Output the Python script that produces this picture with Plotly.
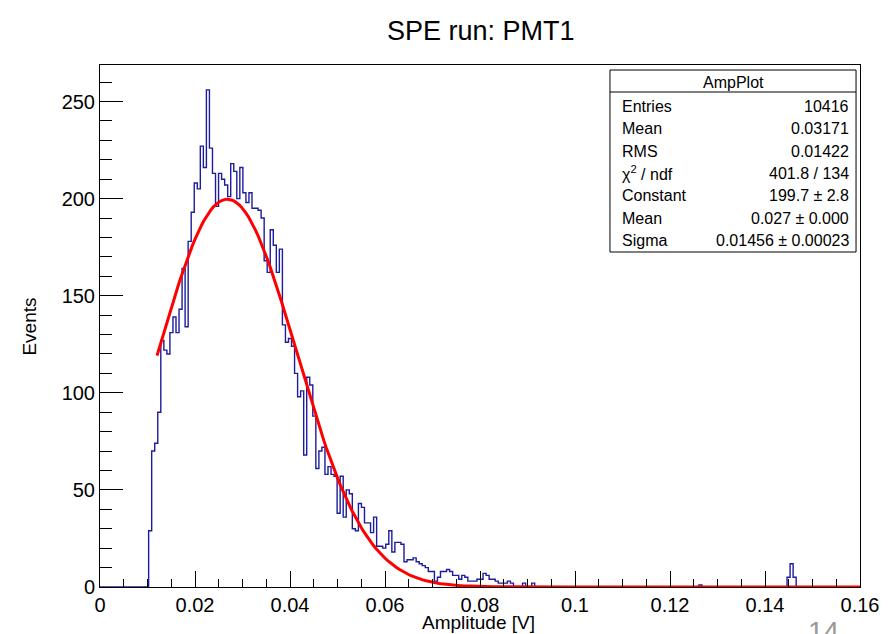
import numpy as np
import plotly.graph_objects as go

# ---------------- data ----------------
x_min, x_max = 0.0, 0.16
n_bins = 250                      # histogram binning over the axis range
first_bin = 16                    # index of first entry in counts_main
counts_main = [
    29, 70, 74, 90, 127, 122, 120, 131, 139, 131,
    143, 164, 134, 178, 193, 208, 205, 227, 216, 256,
    226, 213, 196, 213, 210, 207, 201, 218, 214, 200,
    216, 203, 198, 203, 195, 195, 194, 190, 168, 162,
    184, 176, 162, 174, 135, 126, 128, 124, 110, 98,
    101, 68, 108, 104, 88, 61, 70, 72, 58, 62,
    58, 57, 38, 57, 36, 50, 48, 30, 29, 43,
    41, 33, 33, 28, 36, 21, 21, 20, 22, 29,
    18, 23, 23, 22, 13, 14, 14, 15, 13, 12,
    11, 10, 8, 8, 3, 5, 8, 8, 9, 8,
    6, 6, 4, 6, 5, 3, 3, 3, 4, 4,
    7, 6, 4, 4, 3, 2, 2, 2, 3, 2,
    0, 0, 0, 2, 0, 0, 2,
]
outlier_bins = [197, 226, 227, 228]
outlier_counts = [1, 5, 12, 5]

# Gaussian fit parameters (from the stats box)
fit_const = 199.7
fit_mean = 0.0268
fit_sigma = 0.01456
fit_range = (0.012, 0.16)

stats_title = "AmpPlot"
stats_labels = ["Entries", "Mean", "RMS", "χ<sup>2</sup> / ndf", "Constant", "Mean", "Sigma"]
stats_values = ["10416", "0.03171", "0.01422", "401.8 / 134", "199.7 ± 2.8",
                "0.027 ± 0.000", "0.01456 ± 0.00023"]

x_ticks = [0, 0.02, 0.04, 0.06, 0.08, 0.1, 0.12, 0.14, 0.16]
x_tick_text = ["0", "0.02", "0.04", "0.06", "0.08", "0.1", "0.12", "0.14", "0.16"]
y_ticks = [0, 50, 100, 150, 200, 250]

# ---------------- build histogram ----------------
counts = np.zeros(n_bins)
counts[first_bin:first_bin + len(counts_main)] = counts_main
for b, c in zip(outlier_bins, outlier_counts):
    counts[b] = c
edges = np.linspace(x_min, x_max, n_bins + 1)
step_y = np.append(counts, counts[-1])
y_max = counts.max() * 1.05

fx = np.linspace(fit_range[0], fit_range[1], 300)
fy = fit_const * np.exp(-0.5 * ((fx - fit_mean) / fit_sigma) ** 2)

FONT = "Liberation Sans, Arial, Helvetica, sans-serif"
W, H = 891, 634
L, R, T, B = 100, 25, 65, 47
PW, PH = W - L - R, H - T - B

def px(xp):
    return (xp - L) / PW

def py(yp):
    return (H - B - yp) / PH

fig = go.Figure()
fig.add_trace(go.Scatter(x=edges, y=step_y, mode="lines", line_shape="hv",
                         line=dict(color="#1c1c9e", width=1.4), hoverinfo="skip"))
fig.add_trace(go.Scatter(x=fx, y=fy, mode="lines",
                         line=dict(color="#ff0000", width=3), hoverinfo="skip"))

axis_common = dict(showgrid=False, zeroline=False, showline=True, linecolor="black",
                   linewidth=1, mirror=True, ticks="inside", tickcolor="black",
                   tickwidth=1, tickfont=dict(family=FONT, size=20, color="black"))
fig.update_xaxes(range=[x_min, x_max], tickvals=x_ticks, ticktext=x_tick_text,
                 ticklen=16, minor=dict(ticks="inside", ticklen=8, dtick=0.005,
                                        tickcolor="black", tickwidth=1),
                 **axis_common)
fig.update_yaxes(range=[0, y_max], tickvals=y_ticks, ticklen=23,
                 minor=dict(ticks="inside", ticklen=11.5, dtick=10,
                            tickcolor="black", tickwidth=1),
                 **axis_common)

shapes = [
    dict(type="rect", xref="paper", yref="paper", x0=px(614), x1=px(862),
         y0=py(252), y1=py(70), line=dict(color="black", width=1), fillcolor="white",
         layer="above"),
    dict(type="line", xref="paper", yref="paper", x0=px(614), x1=px(862),
         y0=py(92), y1=py(92), line=dict(color="black", width=1), layer="above"),
]

ann = [
    dict(text="SPE run: PMT1", x=px(484), y=py(31), xref="paper", yref="paper",
         showarrow=False, font=dict(family=FONT, size=27, color="black"),
         xanchor="center", yanchor="middle"),
    dict(text="Amplitude [V]", x=px(481), y=py(622), xref="paper", yref="paper",
         showarrow=False, font=dict(family=FONT, size=19, color="black"),
         xanchor="center", yanchor="middle"),
    dict(text="Events", x=px(28), y=py(327), xref="paper", yref="paper",
         showarrow=False, textangle=-90, font=dict(family=FONT, size=19, color="black"),
         xanchor="center", yanchor="middle"),
    dict(text=stats_title, x=px(738), y=py(82), xref="paper", yref="paper",
         showarrow=False, font=dict(family=FONT, size=16, color="black"),
         xanchor="center", yanchor="middle"),
    dict(text="14", x=px(829), y=py(614), xref="paper", yref="paper",
         showarrow=False, font=dict(family=FONT, size=28, color="#9a9a9a"),
         xanchor="center", yanchor="top"),
]
for i, (lab, val) in enumerate(zip(stats_labels, stats_values)):
    yy = 106.5 + 22.3 * i
    ann.append(dict(text=lab, x=px(624), y=py(yy), xref="paper", yref="paper",
                    showarrow=False, font=dict(family=FONT, size=16, color="black"),
                    xanchor="left", yanchor="middle"))
    ann.append(dict(text=val, x=px(857), y=py(yy), xref="paper", yref="paper",
                    showarrow=False, font=dict(family=FONT, size=16, color="black"),
                    xanchor="right", yanchor="middle"))

fig.update_layout(width=W, height=H, margin=dict(l=L, r=R, t=T, b=B),
                  paper_bgcolor="white", plot_bgcolor="white", showlegend=False,
                  shapes=shapes, annotations=ann)

fig.write_html("out.html", config={"displayModeBar": False})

———

:: Work required ::
The listing above needs to be output again exactly. Don't include the pictures.

:: Answer to the problem ::
Output the Python script that produces this picture with Plotly.
import numpy as np
import plotly.graph_objects as go

# ---------------- data ----------------
x_min, x_max = 0.0, 0.16
n_bins = 250                      # histogram binning over the axis range
first_bin = 16                    # index of first entry in counts_main
counts_main = [
    29, 70, 74, 90, 127, 122, 120, 131, 139, 131,
    143, 164, 134, 178, 193, 208, 205, 227, 216, 256,
    226, 213, 196, 213, 210, 207, 201, 218, 214, 200,
    216, 203, 198, 203, 195, 195, 194, 190, 168, 162,
    184, 176, 162, 174, 135, 126, 128, 124, 110, 98,
    101, 68, 108, 104, 88, 61, 70, 72, 58, 62,
    58, 57, 38, 57, 36, 50, 48, 30, 29, 43,
    41, 33, 33, 28, 36, 21, 21, 20, 22, 29,
    18, 23, 23, 22, 13, 14, 14, 15, 13, 12,
    11, 10, 8, 8, 3, 5, 8, 8, 9, 8,
    6, 6, 4, 6, 5, 3, 3, 3, 4, 4,
    7, 6, 4, 4, 3, 2, 2, 2, 3, 2,
    0, 0, 0, 2, 0, 0, 2,
]
outlier_bins = [197, 226, 227, 228]
outlier_counts = [1, 5, 12, 5]

# Gaussian fit parameters (from the stats box)
fit_const = 199.7
fit_mean = 0.0268
fit_sigma = 0.01456
fit_range = (0.012, 0.16)

stats_title = "AmpPlot"
stats_labels = ["Entries", "Mean", "RMS", "χ<sup>2</sup> / ndf", "Constant", "Mean", "Sigma"]
stats_values = ["10416", "0.03171", "0.01422", "401.8 / 134", "199.7 ± 2.8",
                "0.027 ± 0.000", "0.01456 ± 0.00023"]

x_ticks = [0, 0.02, 0.04, 0.06, 0.08, 0.1, 0.12, 0.14, 0.16]
x_tick_text = ["0", "0.02", "0.04", "0.06", "0.08", "0.1", "0.12", "0.14", "0.16"]
y_ticks = [0, 50, 100, 150, 200, 250]

# ---------------- build histogram ----------------
counts = np.zeros(n_bins)
counts[first_bin:first_bin + len(counts_main)] = counts_main
for b, c in zip(outlier_bins, outlier_counts):
    counts[b] = c
edges = np.linspace(x_min, x_max, n_bins + 1)
step_y = np.append(counts, counts[-1])
y_max = counts.max() * 1.05

fx = np.linspace(fit_range[0], fit_range[1], 300)
fy = fit_const * np.exp(-0.5 * ((fx - fit_mean) / fit_sigma) ** 2)

FONT = "Liberation Sans, Arial, Helvetica, sans-serif"
W, H = 891, 634
L, R, T, B = 100, 25, 65, 47
PW, PH = W - L - R, H - T - B

def px(xp):
    return (xp - L) / PW

def py(yp):
    return (H - B - yp) / PH

fig = go.Figure()
fig.add_trace(go.Scatter(x=edges, y=step_y, mode="lines", line_shape="hv",
                         line=dict(color="#1c1c9e", width=1.4), hoverinfo="skip"))
fig.add_trace(go.Scatter(x=fx, y=fy, mode="lines",
                         line=dict(color="#ff0000", width=3), hoverinfo="skip"))

axis_common = dict(showgrid=False, zeroline=False, showline=True, linecolor="black",
                   linewidth=1, mirror=True, ticks="inside", tickcolor="black",
                   tickwidth=1, tickfont=dict(family=FONT, size=20, color="black"))
fig.update_xaxes(range=[x_min, x_max], tickvals=x_ticks, ticktext=x_tick_text,
                 ticklen=16, minor=dict(ticks="inside", ticklen=8, dtick=0.005,
                                        tickcolor="black", tickwidth=1),
                 **axis_common)
fig.update_yaxes(range=[0, y_max], tickvals=y_ticks, ticklen=23,
                 minor=dict(ticks="inside", ticklen=11.5, dtick=10,
                            tickcolor="black", tickwidth=1),
                 **axis_common)

shapes = [
    dict(type="rect", xref="paper", yref="paper", x0=px(614), x1=px(862),
         y0=py(252), y1=py(70), line=dict(color="black", width=1), fillcolor="white",
         layer="above"),
    dict(type="line", xref="paper", yref="paper", x0=px(614), x1=px(862),
         y0=py(92), y1=py(92), line=dict(color="black", width=1), layer="above"),
]

ann = [
    dict(text="SPE run: PMT1", x=px(484), y=py(31), xref="paper", yref="paper",
         showarrow=False, font=dict(family=FONT, size=27, color="black"),
         xanchor="center", yanchor="middle"),
    dict(text="Amplitude [V]", x=px(481), y=py(622), xref="paper", yref="paper",
         showarrow=False, font=dict(family=FONT, size=19, color="black"),
         xanchor="center", yanchor="middle"),
    dict(text="Events", x=px(28), y=py(327), xref="paper", yref="paper",
         showarrow=False, textangle=-90, font=dict(family=FONT, size=19, color="black"),
         xanchor="center", yanchor="middle"),
    dict(text=stats_title, x=px(738), y=py(82), xref="paper", yref="paper",
         showarrow=False, font=dict(family=FONT, size=16, color="black"),
         xanchor="center", yanchor="middle"),
    dict(text="14", x=px(829), y=py(614), xref="paper", yref="paper",
         showarrow=False, font=dict(family=FONT, size=28, color="#9a9a9a"),
         xanchor="center", yanchor="top"),
]
for i, (lab, val) in enumerate(zip(stats_labels, stats_values)):
    yy = 106.5 + 22.3 * i
    ann.append(dict(text=lab, x=px(624), y=py(yy), xref="paper", yref="paper",
                    showarrow=False, font=dict(family=FONT, size=16, color="black"),
                    xanchor="left", yanchor="middle"))
    ann.append(dict(text=val, x=px(857), y=py(yy), xref="paper", yref="paper",
                    showarrow=False, font=dict(family=FONT, size=16, color="black"),
                    xanchor="right", yanchor="middle"))

fig.update_layout(width=W, height=H, margin=dict(l=L, r=R, t=T, b=B),
                  paper_bgcolor="white", plot_bgcolor="white", showlegend=False,
                  shapes=shapes, annotations=ann)

fig.write_html("out.html", config={"displayModeBar": False})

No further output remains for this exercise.